Mark Karpeles, the founder of the now-‘non-exisent’ bitcoin exchange Mt.Gox, has been found guilty of tampering with records and given a suspended prison sentence of two years and six months. The High Court decision comes after five years of huge security breach event that occurred in 2014 at Mt.Gox which resulted in losses worth millions for both local and foreign bitcoin investors.
The court found Karpeles guilty of “unfairly creating electronic records” in connection to Mt. Gox’s books and has been given a sentence of two years six months. However, he was not found guilty of misuse and aggravated breach of trust.
During this fraud case, losses were quoted at 850,000 bitcoins—including 750,000 customer bitcoins and 100,000 of the exchange’s own collectively amounting to approx US$ 500 million. Out of these, 200,000 bitcoins were later “found” in an old hot wallet by the company in which bought the number down to 650,000.
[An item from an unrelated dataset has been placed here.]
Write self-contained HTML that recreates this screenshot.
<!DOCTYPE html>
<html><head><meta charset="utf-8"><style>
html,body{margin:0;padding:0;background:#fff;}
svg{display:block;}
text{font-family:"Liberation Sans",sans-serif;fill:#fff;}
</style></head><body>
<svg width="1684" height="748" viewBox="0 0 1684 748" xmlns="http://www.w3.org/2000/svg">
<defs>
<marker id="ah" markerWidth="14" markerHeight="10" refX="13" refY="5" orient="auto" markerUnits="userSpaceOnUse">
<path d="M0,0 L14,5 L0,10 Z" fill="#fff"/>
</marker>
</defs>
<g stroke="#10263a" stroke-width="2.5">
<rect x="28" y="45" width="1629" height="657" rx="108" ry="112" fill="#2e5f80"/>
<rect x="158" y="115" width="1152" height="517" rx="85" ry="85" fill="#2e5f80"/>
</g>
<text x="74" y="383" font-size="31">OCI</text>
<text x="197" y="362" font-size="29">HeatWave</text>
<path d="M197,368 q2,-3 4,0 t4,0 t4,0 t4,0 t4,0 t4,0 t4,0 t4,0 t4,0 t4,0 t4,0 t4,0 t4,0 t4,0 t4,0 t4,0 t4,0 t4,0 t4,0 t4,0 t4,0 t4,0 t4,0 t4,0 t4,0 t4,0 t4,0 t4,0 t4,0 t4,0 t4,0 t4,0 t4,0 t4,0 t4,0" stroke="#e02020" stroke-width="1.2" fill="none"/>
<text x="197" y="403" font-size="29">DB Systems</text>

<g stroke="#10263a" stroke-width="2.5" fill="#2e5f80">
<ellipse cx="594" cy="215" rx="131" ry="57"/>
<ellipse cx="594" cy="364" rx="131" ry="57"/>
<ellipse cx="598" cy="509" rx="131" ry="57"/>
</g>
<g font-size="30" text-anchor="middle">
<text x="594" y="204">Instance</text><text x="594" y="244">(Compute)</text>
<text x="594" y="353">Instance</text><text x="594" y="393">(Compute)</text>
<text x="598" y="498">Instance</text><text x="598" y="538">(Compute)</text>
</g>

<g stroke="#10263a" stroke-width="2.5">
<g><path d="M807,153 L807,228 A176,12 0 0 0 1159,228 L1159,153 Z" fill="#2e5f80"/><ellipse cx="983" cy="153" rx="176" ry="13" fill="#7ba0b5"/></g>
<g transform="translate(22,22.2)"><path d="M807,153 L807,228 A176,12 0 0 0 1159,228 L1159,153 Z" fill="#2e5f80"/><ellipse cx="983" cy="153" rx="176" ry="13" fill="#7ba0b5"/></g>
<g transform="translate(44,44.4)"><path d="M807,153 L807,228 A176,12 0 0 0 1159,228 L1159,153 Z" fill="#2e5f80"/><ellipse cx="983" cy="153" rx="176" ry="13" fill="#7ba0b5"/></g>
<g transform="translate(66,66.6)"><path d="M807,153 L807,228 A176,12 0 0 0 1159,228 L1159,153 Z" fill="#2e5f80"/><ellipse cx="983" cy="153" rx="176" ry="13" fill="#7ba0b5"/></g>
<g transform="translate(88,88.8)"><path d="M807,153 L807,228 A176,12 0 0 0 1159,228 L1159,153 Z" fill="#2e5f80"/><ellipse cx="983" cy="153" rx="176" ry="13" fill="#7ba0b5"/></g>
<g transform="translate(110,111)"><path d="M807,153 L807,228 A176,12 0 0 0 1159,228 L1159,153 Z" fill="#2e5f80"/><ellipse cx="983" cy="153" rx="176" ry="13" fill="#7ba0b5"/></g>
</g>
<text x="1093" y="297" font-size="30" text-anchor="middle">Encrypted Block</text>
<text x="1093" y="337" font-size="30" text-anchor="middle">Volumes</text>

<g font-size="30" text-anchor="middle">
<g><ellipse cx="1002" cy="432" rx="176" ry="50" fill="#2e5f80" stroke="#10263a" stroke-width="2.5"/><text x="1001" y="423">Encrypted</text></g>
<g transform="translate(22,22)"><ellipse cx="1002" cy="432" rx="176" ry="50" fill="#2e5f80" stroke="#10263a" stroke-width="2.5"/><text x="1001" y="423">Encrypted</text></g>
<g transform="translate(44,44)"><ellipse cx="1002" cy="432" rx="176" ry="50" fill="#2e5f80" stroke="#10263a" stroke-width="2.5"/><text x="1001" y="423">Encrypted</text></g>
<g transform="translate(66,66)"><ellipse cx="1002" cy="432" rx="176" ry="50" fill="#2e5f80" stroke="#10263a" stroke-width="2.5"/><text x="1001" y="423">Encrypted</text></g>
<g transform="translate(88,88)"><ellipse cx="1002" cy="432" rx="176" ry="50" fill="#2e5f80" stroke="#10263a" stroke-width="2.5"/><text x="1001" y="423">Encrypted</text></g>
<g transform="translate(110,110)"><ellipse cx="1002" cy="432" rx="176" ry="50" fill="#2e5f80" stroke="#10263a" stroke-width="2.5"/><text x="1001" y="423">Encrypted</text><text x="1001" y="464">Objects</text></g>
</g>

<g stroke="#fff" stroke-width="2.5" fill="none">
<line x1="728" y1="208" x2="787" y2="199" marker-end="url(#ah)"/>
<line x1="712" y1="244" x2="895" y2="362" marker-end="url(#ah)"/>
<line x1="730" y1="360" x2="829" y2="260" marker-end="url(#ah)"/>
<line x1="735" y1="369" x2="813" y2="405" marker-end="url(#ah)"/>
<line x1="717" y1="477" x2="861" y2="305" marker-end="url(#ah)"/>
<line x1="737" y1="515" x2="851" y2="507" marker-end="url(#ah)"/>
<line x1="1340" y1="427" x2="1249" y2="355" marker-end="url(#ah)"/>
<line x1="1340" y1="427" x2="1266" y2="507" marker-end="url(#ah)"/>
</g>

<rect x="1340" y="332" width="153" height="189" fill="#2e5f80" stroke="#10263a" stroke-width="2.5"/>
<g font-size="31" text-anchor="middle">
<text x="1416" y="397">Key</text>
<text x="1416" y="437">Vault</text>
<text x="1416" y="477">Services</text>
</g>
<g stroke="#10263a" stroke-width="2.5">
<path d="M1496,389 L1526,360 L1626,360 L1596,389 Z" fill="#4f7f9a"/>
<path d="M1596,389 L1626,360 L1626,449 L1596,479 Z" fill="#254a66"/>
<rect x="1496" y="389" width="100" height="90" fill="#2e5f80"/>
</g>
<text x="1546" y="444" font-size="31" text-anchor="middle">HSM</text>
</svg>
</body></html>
Karpeles was eventually put on trial in 2015; instead of theft, he was charged for faking trading information at Mt.Gox and embezzling US$ 3 million in customer funds deposited with the company. The case got sensitive when prosecutors claimed he used the embezzled money to live a luxurious lifestyle, which included a high-end apartment with US$ 11,000-a-month rent and regular overseas trips. Moreover, he reportedly launched a high-end 3D printing business; a cost deemed “unnecessary” for Mt.Gox’s purposes. However, Karpeles claims to be innocent to this date and denied all charges levied.
Five years after the crime, the hackers involved in stealing bitcoins from Mt.Gox remain unknown. However, the incident exposed serious loopholes in the way cryptocurrency exchanges were operating across the globe, resulting in governments beginning initial work on regulating and validating the new imperfect asset class.
It was in 2017 when Japan became the first major economy to validate bitcoin trading and Mt. Fox was also initially headquartered there. The country launched a framework for its crypto-licenses wherein exchange operators need to meet strict operational criteria and conduct strict KYC procedures on customers.
Crypto community has shown mixed response to Karpeles’ sentence. Some believe that he was “brought to justice” as the executive responsible for Mt.Gox when the exchange was hacked, while others feel that he has been given light punishment considering the impact it had on the Bitcoin ecosystem.